Один ученый-экономист в 1970 году слушал доклад высокопоставленного сотрудника Госплана, предназначенный лишь для узкого круга лиц. Из выступления становилось ясно, что в экономике страны положение плохое. Закрытые данные резко противоречили материалам официальной советской пропаганды. Почему? Да потому, заметил госплановец, что мы не можем публиковать реальные цифры: у нас ведь прекрасная молодежь, верящая в наше дело. Мы должны оберегать ее от видения недостатков и недоработок.

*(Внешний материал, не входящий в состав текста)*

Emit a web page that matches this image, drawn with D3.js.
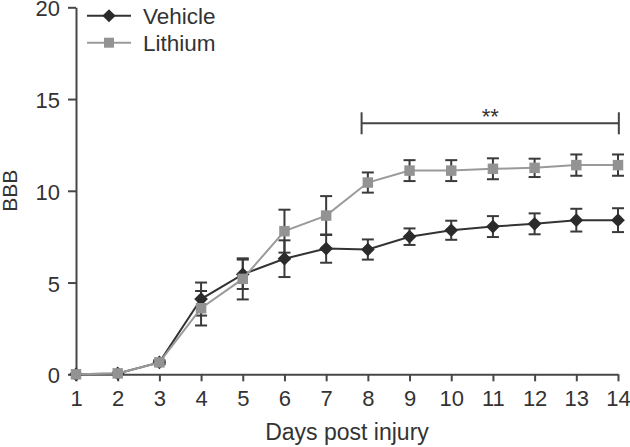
<!DOCTYPE html>
<html>
<head>
<meta charset="utf-8">
<script src="https://cdn.jsdelivr.net/npm/d3@7"></script>
<style>
  html, body { margin: 0; padding: 0; background: #fff; }
  svg { display: block; }
  text { font-family: "Liberation Sans", Arial, sans-serif; fill: #333; }
</style>
</head>
<body>
<svg id="chart" width="630" height="447"></svg>
<script>
const days = [1, 2, 3, 4, 5, 6, 7, 8, 9, 10, 11, 12, 13, 14];
const vehicle    = [0, 0.05, 0.65, 4.1, 5.45, 6.3, 6.85, 6.8, 7.5, 7.85, 8.05, 8.2, 8.4, 8.4];
const vehicleErr = [0, 0, 0.1, 0.9, 0.8, 1.0, 0.77, 0.55, 0.45, 0.52, 0.57, 0.57, 0.62, 0.65];
const lithium    = [0, 0.05, 0.65, 3.6, 5.2, 7.8, 8.65, 10.45, 11.1, 11.1, 11.2, 11.25, 11.4, 11.4];
const lithiumErr = [0, 0, 0.1, 0.94, 1.12, 1.17, 1.06, 0.55, 0.57, 0.57, 0.57, 0.5, 0.58, 0.58];
const yTicks = [0, 5, 10, 15, 20];
const seriesNames = ["Vehicle", "Lithium"];
const sigRange = [7.85, 14.02];
const sigLabel = "**";
const sigLevel = 13.68;

const svg = d3.select("#chart");
const x = d3.scaleLinear().domain([1, 14]).range([76, 618]);
const y = d3.scaleLinear().domain([0, 20]).range([374.3, 7.3]);

const axisColor = "#474747";
const fontFam = "'Liberation Sans', Arial, sans-serif";

// axes
const gy = svg.append("g").attr("transform", `translate(${x(1)},0)`)
  .call(d3.axisLeft(y).tickValues(yTicks).tickSize(8).tickSizeOuter(0).tickPadding(8));
const gx = svg.append("g").attr("transform", `translate(0,${y(0)})`)
  .call(d3.axisBottom(x).tickValues(days).tickFormat(d3.format("d")).tickSize(7).tickSizeOuter(0).tickPadding(9));
[gx, gy].forEach(g => {
  g.select(".domain").attr("stroke", axisColor).attr("stroke-width", 2);
  g.selectAll(".tick line").attr("stroke", axisColor).attr("stroke-width", 2);
  g.selectAll(".tick text").attr("font-size", 22).attr("fill", "#333").attr("font-family", fontFam);
});
gy.selectAll(".tick text").attr("dy", "0.39em");

// axis titles
svg.append("text").attr("x", (x(1) + x(14)) / 2).attr("y", 440)
  .attr("text-anchor", "middle").attr("font-size", 23).text("Days post injury");
svg.append("text").attr("transform", `translate(17,${y(10)}) rotate(-90)`)
  .attr("text-anchor", "middle").attr("font-size", 21).text("BBB");

const series = [
  { name: seriesNames[0], vals: vehicle, err: vehicleErr, line: "#333", fill: "#2b2b2b", shape: d3.symbolDiamond2 },
  { name: seriesNames[1], vals: lithium, err: lithiumErr, line: "#9a9a9a", fill: "#939393", shape: d3.symbolSquare }
];

const line = d3.line().x((d, i) => x(days[i])).y(d => y(d));

// error bars
series.forEach(s => {
  const g = svg.append("g");
  s.vals.forEach((v, i) => {
    const e = s.err[i];
    if (e <= 0) return;
    const cx = x(days[i]);
    g.append("line").attr("x1", cx).attr("x2", cx).attr("y1", y(v - e)).attr("y2", y(v + e))
      .attr("stroke", "#3a3a3a").attr("stroke-width", 2);
    [v - e, v + e].forEach(t => g.append("line").attr("x1", cx - 6).attr("x2", cx + 6)
      .attr("y1", y(t)).attr("y2", y(t)).attr("stroke", "#3a3a3a").attr("stroke-width", 2));
  });
});

// lines + markers
series.forEach(s => {
  svg.append("path").datum(s.vals).attr("d", line).attr("fill", "none")
    .attr("stroke", s.line).attr("stroke-width", 2);
  svg.append("g").selectAll("path").data(s.vals).join("path")
    .attr("transform", (d, i) => `translate(${x(days[i])},${y(d)})`)
    .attr("d", d3.symbol().type(s.shape).size(s.shape === d3.symbolSquare ? 110 : 120))
    .attr("fill", s.fill);
});

// legend
series.forEach((s, k) => {
  const ly = 15.7 + k * 27;
  svg.append("line").attr("x1", 87).attr("x2", 131).attr("y1", ly).attr("y2", ly)
    .attr("stroke", s.line).attr("stroke-width", 2);
  svg.append("path").attr("transform", `translate(109,${ly})`)
    .attr("d", d3.symbol().type(s.shape).size(s.shape === d3.symbolSquare ? 100 : 110))
    .attr("fill", s.fill);
  svg.append("text").attr("x", 143).attr("y", ly + 8.6).attr("font-size", 22.5).text(s.name);
});

// significance bracket
const sy = y(sigLevel);
const bg = svg.append("g").attr("stroke", "#444").attr("stroke-width", 2);
bg.append("line").attr("x1", x(sigRange[0])).attr("x2", x(sigRange[1])).attr("y1", sy).attr("y2", sy);
sigRange.forEach(d => bg.append("line").attr("x1", x(d)).attr("x2", x(d)).attr("y1", sy - 11).attr("y2", sy + 11));
svg.append("text").attr("x", (x(sigRange[0]) + x(sigRange[1])) / 2).attr("y", sy + 1)
  .attr("text-anchor", "middle").attr("font-size", 22).text(sigLabel);
</script>
</body>
</html>
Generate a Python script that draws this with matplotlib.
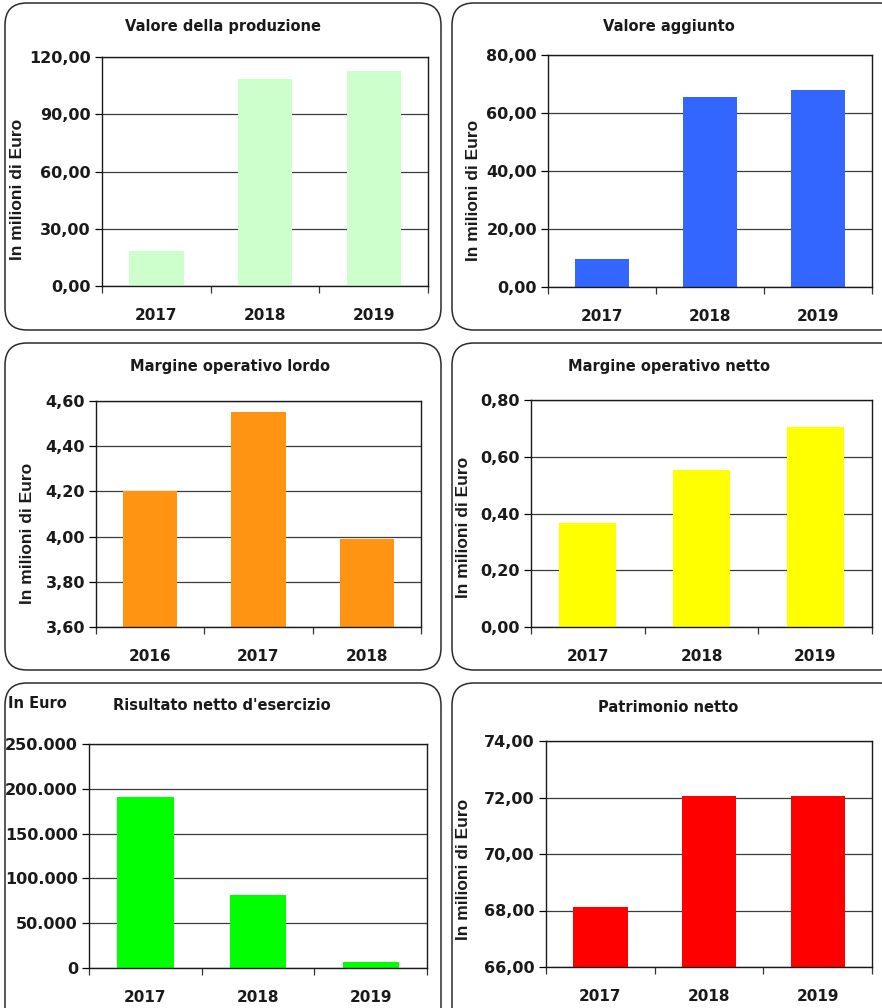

Выходит, что меня, как и миллионы других семидесятников, система образования специально оберегала от знаний. В итоге, к тому времени когда недостатки и недоработки стали уже очевидны каждому мыслящему советскому человеку, большинство людей имели совершенно примитивные представления об истории, экономике и устройстве общества. Даже доктора наук из случайных источников узнавали то, что им следовало бы затвердить еще со школьной скамьи <…>
Писатель Владимир Тендряков прекрасно передал ключевые проблемы советской школы 1970-х в своей повести "Ночь после выпуска". Одна из выпускниц неожиданно для учителей вдруг сказала: "Школа заставляла меня знать все, кроме одного — что мне нравится, что я люблю". А ее приятель добавил: "Мы задумывались над смыслом жизни, а нас неволили — думай над равнобедренными треугольниками".
Впрочем, порой смысл жизни пытался проникнуть сквозь стены советской школы. Классный руководитель — милая шестидесятница Роза Аркадьевна — привела к нам как-то Евгения Клячкина, одного из ярких бардов 1970-х. Он спел. Мы вяло выслушали. Ничего не сказали. Ничего не спросили. Ничего не поняли. С культурой шестидесятничества мы существовали в разных пространствах.
Семидесятники… Чего с нас возьмешь?
Так и учились мы прекрасному, доброму, вечному. А государство тем временем раскручивало миф об СССР как самой читающей стране в мире.